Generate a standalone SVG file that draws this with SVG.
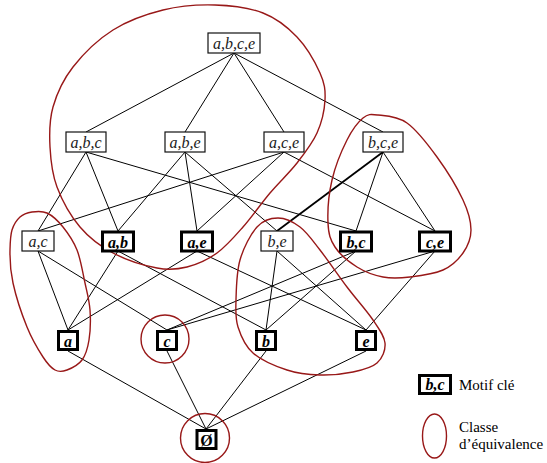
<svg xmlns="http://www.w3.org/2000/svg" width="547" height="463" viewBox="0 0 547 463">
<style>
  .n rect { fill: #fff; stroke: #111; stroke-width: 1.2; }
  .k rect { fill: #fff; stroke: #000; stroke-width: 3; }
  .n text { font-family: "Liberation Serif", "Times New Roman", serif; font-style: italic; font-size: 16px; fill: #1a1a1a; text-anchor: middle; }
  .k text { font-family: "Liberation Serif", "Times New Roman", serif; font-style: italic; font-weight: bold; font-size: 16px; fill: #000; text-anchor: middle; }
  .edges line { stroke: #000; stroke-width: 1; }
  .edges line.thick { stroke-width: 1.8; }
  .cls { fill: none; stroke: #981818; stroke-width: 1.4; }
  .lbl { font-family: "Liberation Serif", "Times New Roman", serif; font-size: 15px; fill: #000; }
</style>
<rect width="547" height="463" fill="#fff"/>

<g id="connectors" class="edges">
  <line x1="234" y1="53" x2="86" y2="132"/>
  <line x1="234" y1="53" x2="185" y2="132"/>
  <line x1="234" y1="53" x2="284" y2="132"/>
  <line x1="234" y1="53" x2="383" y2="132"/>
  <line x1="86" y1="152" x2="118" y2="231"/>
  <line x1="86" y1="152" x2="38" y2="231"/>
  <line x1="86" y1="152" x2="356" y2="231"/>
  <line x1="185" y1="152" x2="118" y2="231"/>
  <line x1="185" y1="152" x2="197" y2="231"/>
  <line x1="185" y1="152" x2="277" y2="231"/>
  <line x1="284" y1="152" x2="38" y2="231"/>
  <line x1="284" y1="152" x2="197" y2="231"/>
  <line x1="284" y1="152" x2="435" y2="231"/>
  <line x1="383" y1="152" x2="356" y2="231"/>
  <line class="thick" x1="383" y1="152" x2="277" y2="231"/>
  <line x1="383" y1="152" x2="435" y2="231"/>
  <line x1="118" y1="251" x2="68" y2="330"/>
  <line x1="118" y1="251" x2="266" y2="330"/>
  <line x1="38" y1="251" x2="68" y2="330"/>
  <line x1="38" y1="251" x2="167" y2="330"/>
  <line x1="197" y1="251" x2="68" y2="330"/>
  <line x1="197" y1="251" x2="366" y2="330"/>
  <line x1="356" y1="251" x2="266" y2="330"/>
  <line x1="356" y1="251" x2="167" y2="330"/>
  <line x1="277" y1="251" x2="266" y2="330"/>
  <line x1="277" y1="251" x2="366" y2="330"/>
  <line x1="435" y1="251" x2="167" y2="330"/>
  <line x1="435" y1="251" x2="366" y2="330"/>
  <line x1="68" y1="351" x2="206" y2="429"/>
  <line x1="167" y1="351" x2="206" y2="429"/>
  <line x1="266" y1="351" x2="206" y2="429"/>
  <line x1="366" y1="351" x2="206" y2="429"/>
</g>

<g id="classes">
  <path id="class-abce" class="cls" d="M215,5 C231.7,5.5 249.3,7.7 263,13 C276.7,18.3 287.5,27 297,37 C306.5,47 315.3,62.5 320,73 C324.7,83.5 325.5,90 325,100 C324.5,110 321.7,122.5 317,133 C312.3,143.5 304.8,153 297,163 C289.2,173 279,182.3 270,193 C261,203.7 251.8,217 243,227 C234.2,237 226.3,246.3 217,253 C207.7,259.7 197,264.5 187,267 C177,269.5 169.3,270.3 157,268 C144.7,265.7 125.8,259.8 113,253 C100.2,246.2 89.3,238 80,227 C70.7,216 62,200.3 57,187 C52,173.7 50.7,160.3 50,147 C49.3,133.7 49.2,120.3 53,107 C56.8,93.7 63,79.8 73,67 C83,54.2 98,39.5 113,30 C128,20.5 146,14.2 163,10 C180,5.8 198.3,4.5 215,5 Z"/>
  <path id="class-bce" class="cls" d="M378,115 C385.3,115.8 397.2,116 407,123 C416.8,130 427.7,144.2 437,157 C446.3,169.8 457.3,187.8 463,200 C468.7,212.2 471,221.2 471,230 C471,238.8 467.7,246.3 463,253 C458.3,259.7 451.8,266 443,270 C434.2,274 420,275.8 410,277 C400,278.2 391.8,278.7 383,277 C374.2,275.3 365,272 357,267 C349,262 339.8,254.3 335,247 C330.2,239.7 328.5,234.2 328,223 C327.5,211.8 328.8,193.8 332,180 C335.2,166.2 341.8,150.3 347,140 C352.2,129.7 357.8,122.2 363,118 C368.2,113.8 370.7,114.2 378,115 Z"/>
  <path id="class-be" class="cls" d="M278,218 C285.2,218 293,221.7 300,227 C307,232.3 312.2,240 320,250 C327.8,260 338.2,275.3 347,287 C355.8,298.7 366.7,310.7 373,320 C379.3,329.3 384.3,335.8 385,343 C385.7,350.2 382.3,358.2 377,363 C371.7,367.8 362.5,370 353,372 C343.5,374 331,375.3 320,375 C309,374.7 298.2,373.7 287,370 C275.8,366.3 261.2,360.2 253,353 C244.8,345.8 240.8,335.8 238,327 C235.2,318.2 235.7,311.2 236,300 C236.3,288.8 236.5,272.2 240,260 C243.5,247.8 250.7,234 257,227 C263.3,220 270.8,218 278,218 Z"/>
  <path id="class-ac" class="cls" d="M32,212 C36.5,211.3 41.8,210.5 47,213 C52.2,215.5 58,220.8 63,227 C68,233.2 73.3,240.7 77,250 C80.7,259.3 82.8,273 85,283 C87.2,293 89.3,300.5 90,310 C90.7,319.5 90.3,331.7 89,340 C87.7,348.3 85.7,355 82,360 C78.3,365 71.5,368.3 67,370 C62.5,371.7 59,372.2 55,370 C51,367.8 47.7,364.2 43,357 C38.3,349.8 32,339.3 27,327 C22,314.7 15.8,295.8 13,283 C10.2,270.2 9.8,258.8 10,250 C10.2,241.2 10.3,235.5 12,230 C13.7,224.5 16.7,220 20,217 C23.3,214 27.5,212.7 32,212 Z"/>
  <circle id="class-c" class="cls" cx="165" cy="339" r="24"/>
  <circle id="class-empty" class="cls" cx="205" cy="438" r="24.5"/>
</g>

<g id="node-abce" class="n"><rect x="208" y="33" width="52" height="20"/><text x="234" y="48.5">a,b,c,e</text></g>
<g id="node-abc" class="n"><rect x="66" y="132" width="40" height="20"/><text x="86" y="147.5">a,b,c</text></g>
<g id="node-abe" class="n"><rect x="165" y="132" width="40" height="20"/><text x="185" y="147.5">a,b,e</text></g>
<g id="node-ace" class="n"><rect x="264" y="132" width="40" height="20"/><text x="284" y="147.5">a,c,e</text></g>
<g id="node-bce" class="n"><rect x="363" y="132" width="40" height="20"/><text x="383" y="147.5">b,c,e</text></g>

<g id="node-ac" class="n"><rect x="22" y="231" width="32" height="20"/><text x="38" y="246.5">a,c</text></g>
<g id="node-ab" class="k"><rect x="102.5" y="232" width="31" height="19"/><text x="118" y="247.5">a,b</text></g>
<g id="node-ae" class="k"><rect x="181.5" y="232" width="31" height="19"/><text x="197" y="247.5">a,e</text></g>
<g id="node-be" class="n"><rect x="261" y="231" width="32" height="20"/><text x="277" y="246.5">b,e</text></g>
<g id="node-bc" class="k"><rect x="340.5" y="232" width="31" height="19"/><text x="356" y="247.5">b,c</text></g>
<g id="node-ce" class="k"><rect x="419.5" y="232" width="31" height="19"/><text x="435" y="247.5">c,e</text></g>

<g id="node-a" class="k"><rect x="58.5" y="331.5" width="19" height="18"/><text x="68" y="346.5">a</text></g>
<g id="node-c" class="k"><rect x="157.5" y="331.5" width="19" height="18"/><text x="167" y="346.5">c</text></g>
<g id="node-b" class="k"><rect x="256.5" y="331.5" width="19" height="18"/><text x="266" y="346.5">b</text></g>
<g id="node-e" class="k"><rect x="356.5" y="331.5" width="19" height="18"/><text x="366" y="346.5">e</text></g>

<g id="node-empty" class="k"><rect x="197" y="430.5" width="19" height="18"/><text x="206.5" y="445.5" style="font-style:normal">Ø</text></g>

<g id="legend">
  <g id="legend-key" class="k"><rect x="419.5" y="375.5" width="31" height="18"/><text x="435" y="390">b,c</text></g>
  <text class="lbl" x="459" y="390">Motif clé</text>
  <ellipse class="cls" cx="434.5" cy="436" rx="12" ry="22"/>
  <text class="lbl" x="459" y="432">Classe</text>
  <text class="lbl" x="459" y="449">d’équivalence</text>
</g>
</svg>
---
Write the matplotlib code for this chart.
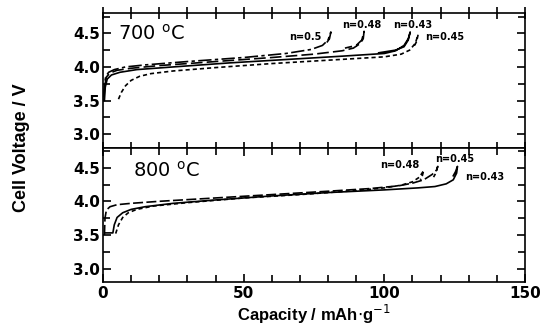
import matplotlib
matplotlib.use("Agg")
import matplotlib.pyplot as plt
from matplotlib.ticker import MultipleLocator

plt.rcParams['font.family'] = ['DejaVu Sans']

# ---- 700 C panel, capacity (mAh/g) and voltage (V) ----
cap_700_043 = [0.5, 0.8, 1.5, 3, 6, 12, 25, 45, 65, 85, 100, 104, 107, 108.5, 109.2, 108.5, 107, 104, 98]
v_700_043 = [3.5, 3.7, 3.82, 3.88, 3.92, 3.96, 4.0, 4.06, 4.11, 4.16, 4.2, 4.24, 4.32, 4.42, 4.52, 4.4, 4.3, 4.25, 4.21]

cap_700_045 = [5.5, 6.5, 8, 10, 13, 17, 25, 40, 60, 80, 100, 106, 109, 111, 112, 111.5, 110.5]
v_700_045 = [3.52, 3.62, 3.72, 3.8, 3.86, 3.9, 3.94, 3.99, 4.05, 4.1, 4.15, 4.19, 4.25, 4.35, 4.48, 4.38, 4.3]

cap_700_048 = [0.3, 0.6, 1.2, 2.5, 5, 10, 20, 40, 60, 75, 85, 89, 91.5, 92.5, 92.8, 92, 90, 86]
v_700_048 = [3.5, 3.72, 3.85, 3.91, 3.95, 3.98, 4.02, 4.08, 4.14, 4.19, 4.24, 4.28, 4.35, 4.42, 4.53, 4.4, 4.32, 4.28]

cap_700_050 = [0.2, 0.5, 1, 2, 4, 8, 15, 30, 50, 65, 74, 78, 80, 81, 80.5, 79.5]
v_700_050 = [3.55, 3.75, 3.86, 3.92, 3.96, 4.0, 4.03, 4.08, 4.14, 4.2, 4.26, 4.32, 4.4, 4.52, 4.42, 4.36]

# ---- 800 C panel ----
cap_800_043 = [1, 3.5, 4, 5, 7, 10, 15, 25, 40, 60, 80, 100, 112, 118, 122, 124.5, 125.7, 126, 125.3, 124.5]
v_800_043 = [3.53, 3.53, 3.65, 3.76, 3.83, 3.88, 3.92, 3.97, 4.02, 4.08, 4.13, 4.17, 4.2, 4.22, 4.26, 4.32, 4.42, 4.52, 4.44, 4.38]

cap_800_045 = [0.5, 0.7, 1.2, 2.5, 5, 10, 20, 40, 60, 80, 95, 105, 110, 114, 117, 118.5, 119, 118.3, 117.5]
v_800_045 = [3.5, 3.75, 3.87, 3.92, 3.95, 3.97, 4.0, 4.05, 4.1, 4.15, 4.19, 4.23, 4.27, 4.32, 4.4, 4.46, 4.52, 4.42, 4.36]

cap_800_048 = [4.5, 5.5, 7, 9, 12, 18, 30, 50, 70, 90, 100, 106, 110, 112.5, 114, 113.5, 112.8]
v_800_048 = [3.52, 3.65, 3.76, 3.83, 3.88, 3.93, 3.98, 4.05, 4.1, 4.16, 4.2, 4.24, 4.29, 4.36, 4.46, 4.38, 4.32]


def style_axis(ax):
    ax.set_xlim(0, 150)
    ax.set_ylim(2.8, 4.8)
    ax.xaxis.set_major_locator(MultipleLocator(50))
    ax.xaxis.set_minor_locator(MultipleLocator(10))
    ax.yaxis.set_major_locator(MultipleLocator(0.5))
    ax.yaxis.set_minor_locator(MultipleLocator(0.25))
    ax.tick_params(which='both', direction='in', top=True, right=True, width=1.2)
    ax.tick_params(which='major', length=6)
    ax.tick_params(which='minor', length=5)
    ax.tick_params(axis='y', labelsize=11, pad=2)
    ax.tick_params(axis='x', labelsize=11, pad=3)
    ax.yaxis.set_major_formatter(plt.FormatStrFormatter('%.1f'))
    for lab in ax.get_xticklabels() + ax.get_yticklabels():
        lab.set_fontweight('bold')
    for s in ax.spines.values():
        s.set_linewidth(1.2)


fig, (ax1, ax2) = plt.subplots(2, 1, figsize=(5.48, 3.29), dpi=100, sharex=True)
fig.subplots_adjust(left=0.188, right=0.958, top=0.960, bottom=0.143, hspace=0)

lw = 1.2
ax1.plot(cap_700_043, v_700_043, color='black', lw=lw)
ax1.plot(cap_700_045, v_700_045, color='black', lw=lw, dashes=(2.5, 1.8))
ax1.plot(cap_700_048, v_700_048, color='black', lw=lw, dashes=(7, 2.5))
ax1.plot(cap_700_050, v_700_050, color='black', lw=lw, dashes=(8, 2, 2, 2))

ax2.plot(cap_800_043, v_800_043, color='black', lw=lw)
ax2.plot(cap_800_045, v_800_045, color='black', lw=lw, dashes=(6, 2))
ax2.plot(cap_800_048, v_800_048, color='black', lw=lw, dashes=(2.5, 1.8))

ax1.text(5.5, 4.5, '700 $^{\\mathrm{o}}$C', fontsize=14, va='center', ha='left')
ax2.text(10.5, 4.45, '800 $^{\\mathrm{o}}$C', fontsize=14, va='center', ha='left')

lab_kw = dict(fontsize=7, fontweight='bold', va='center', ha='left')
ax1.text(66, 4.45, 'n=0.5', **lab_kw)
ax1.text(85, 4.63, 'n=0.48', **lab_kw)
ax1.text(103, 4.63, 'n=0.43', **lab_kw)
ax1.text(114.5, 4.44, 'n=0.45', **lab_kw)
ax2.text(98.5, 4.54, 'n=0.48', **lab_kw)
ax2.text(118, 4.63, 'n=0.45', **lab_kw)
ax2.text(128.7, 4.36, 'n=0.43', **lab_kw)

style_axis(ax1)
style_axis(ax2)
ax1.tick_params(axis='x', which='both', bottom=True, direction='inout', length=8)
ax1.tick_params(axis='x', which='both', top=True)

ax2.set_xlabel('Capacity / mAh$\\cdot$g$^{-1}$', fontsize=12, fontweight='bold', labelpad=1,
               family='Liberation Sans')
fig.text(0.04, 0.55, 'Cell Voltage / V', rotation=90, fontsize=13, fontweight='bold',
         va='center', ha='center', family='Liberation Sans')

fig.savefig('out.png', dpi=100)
...
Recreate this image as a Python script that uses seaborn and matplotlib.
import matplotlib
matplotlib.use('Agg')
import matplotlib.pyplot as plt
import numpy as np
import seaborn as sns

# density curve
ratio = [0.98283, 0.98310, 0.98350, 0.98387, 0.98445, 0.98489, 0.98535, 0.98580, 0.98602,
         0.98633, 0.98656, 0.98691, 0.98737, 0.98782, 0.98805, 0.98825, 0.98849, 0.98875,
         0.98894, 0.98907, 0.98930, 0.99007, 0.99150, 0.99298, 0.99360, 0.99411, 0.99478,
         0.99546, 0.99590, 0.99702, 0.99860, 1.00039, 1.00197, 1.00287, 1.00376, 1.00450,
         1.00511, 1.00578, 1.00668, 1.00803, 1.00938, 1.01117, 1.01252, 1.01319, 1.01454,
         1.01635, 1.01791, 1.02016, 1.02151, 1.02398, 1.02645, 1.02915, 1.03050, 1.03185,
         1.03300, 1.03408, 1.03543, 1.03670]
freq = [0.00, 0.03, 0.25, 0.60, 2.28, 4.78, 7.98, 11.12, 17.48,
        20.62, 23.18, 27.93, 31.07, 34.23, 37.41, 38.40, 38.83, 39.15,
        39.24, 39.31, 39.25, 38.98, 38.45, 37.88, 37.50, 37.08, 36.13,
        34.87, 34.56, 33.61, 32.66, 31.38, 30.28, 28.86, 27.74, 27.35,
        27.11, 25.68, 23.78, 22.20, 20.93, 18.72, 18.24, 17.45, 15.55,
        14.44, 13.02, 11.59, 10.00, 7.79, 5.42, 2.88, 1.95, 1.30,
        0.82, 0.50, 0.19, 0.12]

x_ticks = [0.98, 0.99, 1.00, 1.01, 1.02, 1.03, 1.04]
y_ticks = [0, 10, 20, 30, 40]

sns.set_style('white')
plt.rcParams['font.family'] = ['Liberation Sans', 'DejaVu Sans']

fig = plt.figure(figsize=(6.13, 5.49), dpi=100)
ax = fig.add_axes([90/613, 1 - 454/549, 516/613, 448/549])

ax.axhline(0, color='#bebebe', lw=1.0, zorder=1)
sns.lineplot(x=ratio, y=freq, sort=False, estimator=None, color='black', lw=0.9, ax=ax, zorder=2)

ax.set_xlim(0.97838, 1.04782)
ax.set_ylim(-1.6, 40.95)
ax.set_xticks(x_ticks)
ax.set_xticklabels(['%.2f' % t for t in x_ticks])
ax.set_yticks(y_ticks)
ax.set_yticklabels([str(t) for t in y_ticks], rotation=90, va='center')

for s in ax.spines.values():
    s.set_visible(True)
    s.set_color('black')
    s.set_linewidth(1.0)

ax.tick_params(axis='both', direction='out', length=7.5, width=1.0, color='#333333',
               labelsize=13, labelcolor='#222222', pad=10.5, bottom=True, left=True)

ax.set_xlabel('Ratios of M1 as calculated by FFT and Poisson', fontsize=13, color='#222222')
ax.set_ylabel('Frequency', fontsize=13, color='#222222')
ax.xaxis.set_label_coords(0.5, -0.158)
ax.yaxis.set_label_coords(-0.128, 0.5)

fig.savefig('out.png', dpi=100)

• [THE EXERCISE] Copy, exactly as they stand, the lines from the one that holds "Write the matplotlib code for this chart." to the one that holds "plt.rcParams['font.family'] = ['DejaVu Sans']", both included, and drop every picture.

• [ANSWER FOR THE TASK]
Write the matplotlib code for this chart.
import matplotlib
matplotlib.use("Agg")
import matplotlib.pyplot as plt
from matplotlib.ticker import MultipleLocator

plt.rcParams['font.family'] = ['DejaVu Sans']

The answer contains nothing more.